For less than $150,000 and three days of work, Qwest got the permission to sell à la carte broadband, which we blog types like to call naked DSL. In other words, it is selling high-speed broadband connections, without customers having to sign-up for its PSTN voice service. So if they can do it, why can’t SBC, Verizon, and BellSouth? Good question – and The New York Times finally posed this question to various phone companies and cable operators and only got mealy mouthed answers.
“It’s just very complex. It’s changing the guts of the systems and processes we’ve built for five years,” said Michael D. Poling, Verizon’s vice president for broadband operations and processes.
Not true said, Richard Notebaert, CEO of Bell operator, Qwest.

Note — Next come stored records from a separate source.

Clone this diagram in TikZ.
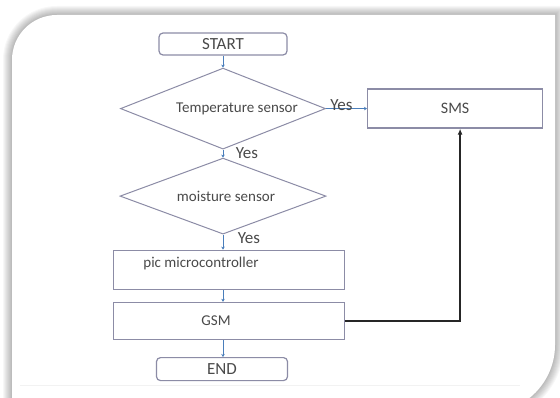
\documentclass[tikz,border=0pt]{standalone}
\usepackage{fontspec}
\setmainfont{Carlito}
\usetikzlibrary{positioning,shapes.geometric,arrows.meta}

\definecolor{boxline}{HTML}{8C8CA6}
\definecolor{flowblue}{HTML}{4A7EBB}
\definecolor{labeltext}{HTML}{4A4A4A}

\newcommand{\panelpath}{(12,420) -- (12,60) .. controls (12,35) and (32,15) .. (57,15) -- (555,15) -- (555,345) .. controls (555,381) and (526,412) .. (490,412) -- (12,412) -- cycle}

\begin{document}
\begin{tikzpicture}[x=1pt,y=-1pt,
        termbox/.style={rectangle, rounded corners=4pt, draw=boxline, line width=1.2pt, text=labeltext, font=\fontsize{17}{19}\selectfont, minimum width=128pt, minimum height=22pt, inner sep=0pt},
        procbox/.style={rectangle, draw=boxline, line width=1.2pt, text=labeltext, font=\fontsize{15}{17}\selectfont, minimum width=231pt, minimum height=39pt, inner sep=0pt},
        decision/.style={diamond, aspect=2.5, draw=boxline, line width=1pt, minimum width=205pt, minimum height=81pt, inner sep=0pt},
        innertext/.style={text=labeltext, font=\fontsize{15}{17}\selectfont},
        flow/.style={->, >={Stealth[length=3pt,width=3.5pt]}, draw=flowblue, line width=0.8pt},
        yeslabel/.style={text=labeltext, font=\fontsize{17}{19}\selectfont, inner sep=0.5pt},
]
        % panel with soft shadow
        \useasboundingbox (0,0) rectangle (560,398);
        \fill[white] (0,0) rectangle (560,398);
        \foreach \w in {2,4,...,18}
            \draw[black, opacity=0.03, line width=\w pt] \panelpath;
        \fill[white] \panelpath;
        \draw[black!5, line width=0.6pt] (20,385) -- (520,385);

        \node[termbox] (start) at (223,44) {START};
        \node[decision] (temp) [below=12pt of start] {};
        \node[innertext] (templabel) at ([xshift=14pt]temp.center) {Temperature sensor};
        \node[procbox, minimum width=175pt, font=\fontsize{16}{18}\selectfont] (sms) [right=41pt of temp] {SMS};
        \node[decision, minimum width=206pt, minimum height=76pt] (moist) [below=8pt of temp] {};
        \node[innertext] (moistlabel) at ([xshift=3pt]moist.center) {moisture sensor};
        \node[procbox] (pic) [below=15pt of moist, xshift=6pt] {};
        \node[innertext, anchor=west] (piclabel) at ([xshift=27pt,yshift=6pt]pic.west) {pic microcontroller};
        \node[procbox, minimum height=37pt] (gsm) [below=12pt of pic] {};
        \node[innertext] (gsmlabel) at ([xshift=-13pt]gsm.center) {GSM};
        \node[termbox, minimum width=131pt, minimum height=23pt] (end) [below=17pt of gsm, xshift=-7pt] {END};

        \draw[flow] (start.south) -- (temp.north);
        \draw[flow] (temp.east) -- node[yeslabel, midway, above, xshift=-5pt, yshift=-3pt] (yesa) {Yes} (sms.west);
        \draw[flow] (temp.south) -- node[yeslabel, midway, right, xshift=12pt] (yesb) {Yes} (moist.north);
        \draw[flow] (moist.south) -- node[yeslabel, midway, right, xshift=14pt, yshift=4pt] (yesc) {Yes} (moist.south |- pic.north);
        \draw[flow] (moist.south |- pic.south) -- (moist.south |- gsm.north);
        \draw[flow] (moist.south |- gsm.south) -- (moist.south |- end.north);
        \draw[-{Latex[length=6pt,width=5pt]}, draw=black!85, line width=1.8pt] (gsm.east) -| ([xshift=5pt]sms.south);
\end{tikzpicture}
\end{document}
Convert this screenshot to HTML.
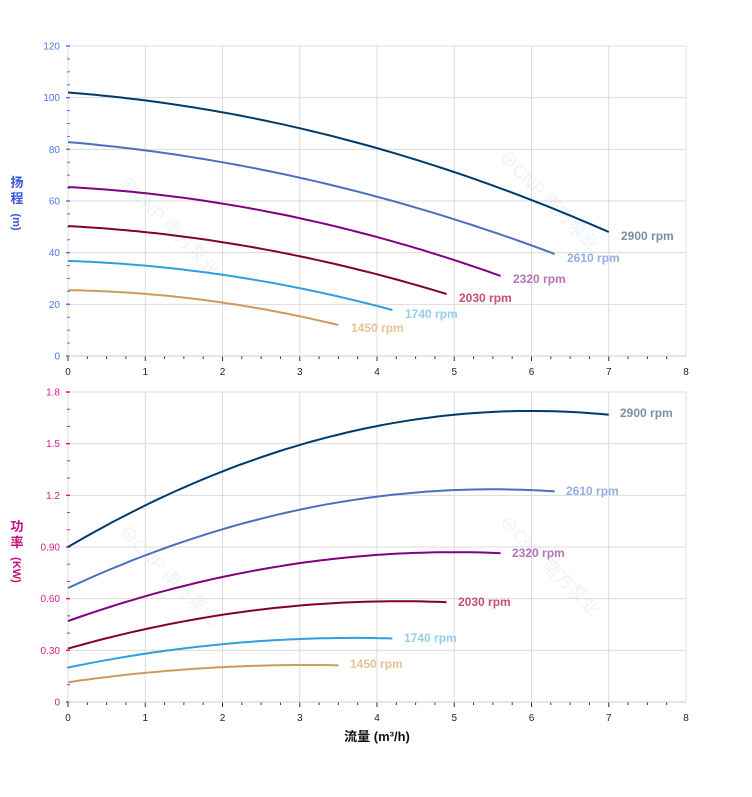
<!DOCTYPE html>
<html><head><meta charset="utf-8">
<style>
html,body{margin:0;padding:0;background:#fff;}
svg{display:block;font-family:"Liberation Sans","Noto Sans CJK SC",sans-serif;}
</style></head>
<body>
<svg id="c" width="752" height="797" xmlns="http://www.w3.org/2000/svg"></svg>
<script>
var s=document.getElementById('c'),h='';
function X(q){return 68+77.25*q;}
function YT(v){return 356-v*310/120;}
function YB(v){return 702-v*310/1.8;}
// watermarks
[[165,230],[545,205],[165,580],[545,570]].forEach(function(p){
 h+='<text x="'+p[0]+'" y="'+p[1]+'" font-size="18" fill="#eef3f9" transform="rotate(45 '+p[0]+' '+p[1]+')" text-anchor="middle">⊕CNP 南方泵业</text>';});
function grid(top,bot,ys,ylab,Y,col){
  for(var i=0;i<=8;i++){h+='<line x1="'+X(i)+'" y1="'+top+'" x2="'+X(i)+'" y2="'+bot+'" stroke="#dcdcdc" stroke-width="1"/>';}
  ys.forEach(function(v,k){var y=Y(v);h+='<line x1="68" y1="'+y+'" x2="686" y2="'+y+'" stroke="#dcdcdc" stroke-width="1"/>';
   h+='<text x="60" y="'+(y+3.5)+'" font-size="10" fill="'+col+'" text-anchor="end">'+ylab[k]+'</text>';
   h+='<line x1="66" y1="'+y+'" x2="70" y2="'+y+'" stroke="'+col+'" stroke-width="1.5"/>';});
  for(var i=0;i<32;i++){var x=X(i/4);h+='<line x1="'+x+'" y1="'+bot+'" x2="'+x+'" y2="'+(bot+(i%4?3:5))+'" stroke="#333" stroke-width="1"/>';}
  for(var i=0;i<=8;i++)h+='<text x="'+X(i)+'" y="'+(bot+19)+'" font-size="10" fill="#222" text-anchor="middle">'+i+'</text>';
}
grid(46,356,[0,20,40,60,80,100,120],['0','20','40','60','80','100','120'],YT,'#4a7ae8');
for(var v=5;v<120;v+=5){if(v%20)h+='<line x1="67" y1="'+YT(v)+'" x2="70" y2="'+YT(v)+'" stroke="#4a7ae8" stroke-width="1"/>';}
grid(392,702,[0,0.3,0.6,0.9,1.2,1.5,1.8],['0','0.30','0.60','0.90','1.2','1.5','1.8'],YB,'#d0208a');
for(var v=0.1;v<1.8;v+=0.1){if(Math.round(v*10)%3)h+='<line x1="67" y1="'+YB(v)+'" x2="70" y2="'+YB(v)+'" stroke="#d0208a" stroke-width="1"/>';}
h+='<line x1="68" y1="356" x2="686" y2="356" stroke="#ccc"/><line x1="68" y1="702" x2="686" y2="702" stroke="#ccc"/>';
var C=[
 {n:2900,c:'#003a6b',lc:'#7a8ea8',qe:7,h:[102,84.5,48],p:[0.9,1.69,6]},
 {n:2610,c:'#4a6fbf',lc:'#95aee0',qe:6.3,h:[82.8,68,39.5],p:[0.662,1.235,5.5]},
 {n:2320,c:'#800080',lc:'#b574b5',qe:5.6,h:[65.4,54.6,31],p:[0.47,0.87,5.0]},
 {n:2030,c:'#800030',lc:'#c2506e',qe:4.9,h:[50.3,41.8,24],p:[0.31,0.585,4.3]},
 {n:1740,c:'#2ca0e0',lc:'#95cdec',qe:4.2,h:[36.8,31,17.8],p:[0.2,0.372,3.7]},
 {n:1450,c:'#d09a5a',lc:'#e6c295',qe:3.5,h:[25.5,21.7,12],p:[0.115,0.215,3.1]}];
var TL=[[621,240],[567,262],[513,283],[459,302],[405,318],[351,332]];
var BL=[[620,417],[566,495],[512,557],[458,606],[404,642],[350,668]];
C.forEach(function(o,k){
 var qe=o.qe,m=qe/2,a=o.h[0],b=o.h[1],e=o.h[2];
 function H(q){return a*(q-m)*(q-qe)/((0-m)*(0-qe))+b*(q)*(q-qe)/((m)*(m-qe))+e*q*(q-m)/(qe*(qe-m));}
 function P(q){var t=1-q/o.p[2];return o.p[1]-(o.p[1]-o.p[0])*t*t;}
 var d1='',d2='';
 for(var i=0;i<=60;i++){var q=qe*i/60;d1+=(i?'L':'M')+X(q).toFixed(1)+','+YT(H(q)).toFixed(1);d2+=(i?'L':'M')+X(q).toFixed(1)+','+YB(P(q)).toFixed(1);}
 h+='<path d="'+d1+'" fill="none" stroke="'+o.c+'" stroke-width="2"/>';
 h+='<path d="'+d2+'" fill="none" stroke="'+o.c+'" stroke-width="2"/>';
 h+='<text x="'+TL[k][0]+'" y="'+TL[k][1]+'" font-size="12" font-weight="bold" fill="'+o.lc+'">'+o.n+' rpm</text>';
 h+='<text x="'+BL[k][0]+'" y="'+BL[k][1]+'" font-size="12" font-weight="bold" fill="'+o.lc+'">'+o.n+' rpm</text>';
});
h+='<text x="17" y="187" font-size="13" font-weight="bold" fill="#3a55d8" text-anchor="middle">扬</text>';
h+='<text x="17" y="203" font-size="13" font-weight="bold" fill="#3a55d8" text-anchor="middle">程</text>';
h+='<text x="13" y="222" font-size="11" font-weight="bold" fill="#3a55d8" text-anchor="middle" transform="rotate(90 13 222)">(m)</text>';
h+='<text x="17" y="531" font-size="13" font-weight="bold" fill="#c0107a" text-anchor="middle">功</text>';
h+='<text x="17" y="547" font-size="13" font-weight="bold" fill="#c0107a" text-anchor="middle">率</text>';
h+='<text x="13" y="570" font-size="11" font-weight="bold" fill="#c0107a" text-anchor="middle" transform="rotate(90 13 570)">(KW)</text>';
h+='<text x="377" y="741" font-size="13" font-weight="bold" fill="#111" text-anchor="middle">流量 (m³/h)</text>';
s.innerHTML=h;
</script>
</body></html>
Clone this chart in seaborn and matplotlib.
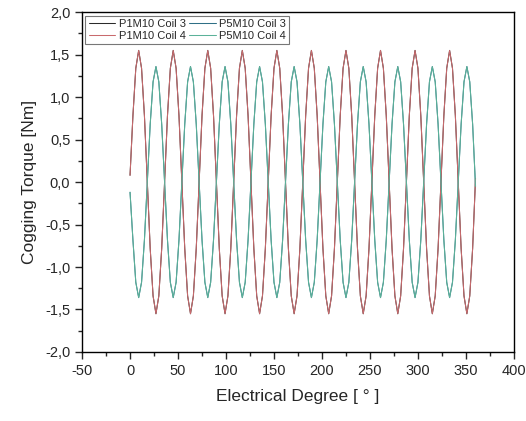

“We’ve had no technical problems; we’ve had no billing problem. If the consumer wants it, why are you stiffing them?”
Ouch, for Notebaert is one of the Bell-heads. In other words, the excuses don’t really work. And what are the Bells really worried about? Qwest in a year has only 25,000 naked DSL customers. Still, this is inviting the wrath of FCC for no reason. Not to pick on Bells alone, the cable operators are equally terrible. I don’t want the mindless drivel that passes itself off as TV these days and just want broadband – so why don’t just sell Internet access to me. I would gladly pay an extra $5 bucks for the privilege. Consumer groups want FCC to mandate and force à la carte broadband policies.
(By the way what really pisses me off is that most of the San Francisco apartment buildings wire-up the door buzzers with a land line – forcing me to get a local phone connection for no reason. This should come out of rent, because they are cheap enough to not put internal systems like they have in NY.)